We are excited to announce that we have a new extension in development, which will implement an interface to Apache Solr into RapidMiner, utilizing the fast and efficient text analysis functions of Solr for your RapidMiner work.
Apache Solr is an enterprise search platform from the Apache Lucene project. Among its features are full-text and faceted search as well as computing statistics, with a major advantage being the speed with which you receive your search results. With the new extension, you will be able to harness this speed: The Solr Extension acts as an interface between the search platform and RapidMiner, directly tapping into the Solr database. You will be able to carry out a faceted search – a search where your results are returned categorized – in RapidMiner, rather than having to modify the resulting ExampleSet by aggregating.

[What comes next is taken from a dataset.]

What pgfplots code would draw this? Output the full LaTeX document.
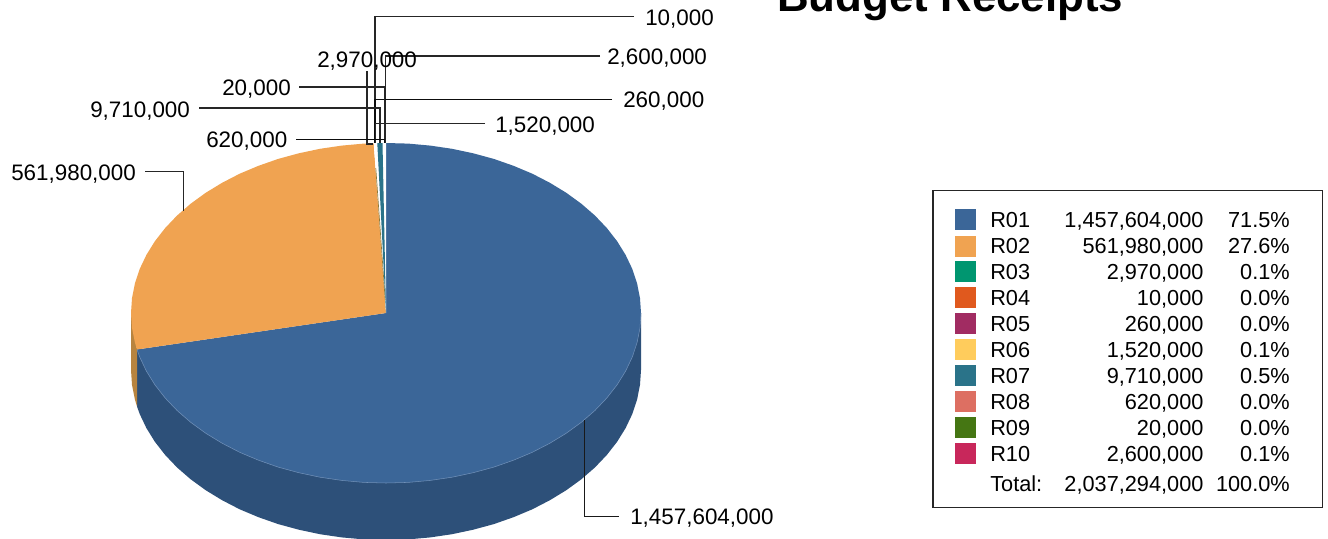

The principle advantage of this extension is the efficient index strategy of Solr, which allows you to carry out text analysis orders of magnitudes faster compared to using RapidMiner alone. Besides the more efficient computing, you can also save time on designing your RapidMiner process, since you already receive a clean and adapted data set and do not have to filter it yourself through proporcessing steps in RapidMiner. With that comes another advantage: processes will be substantially less cluttered and better organized since you can lose all those operators.
As the Solr development focuses more and more on the JSON facet API, the Solr Extension will of course be able to support JSON faceted search, and works great in combination with our WebAutomation Extension.
We hope you are as excited as we are about this new extension and we will be back with new info as soon as possible!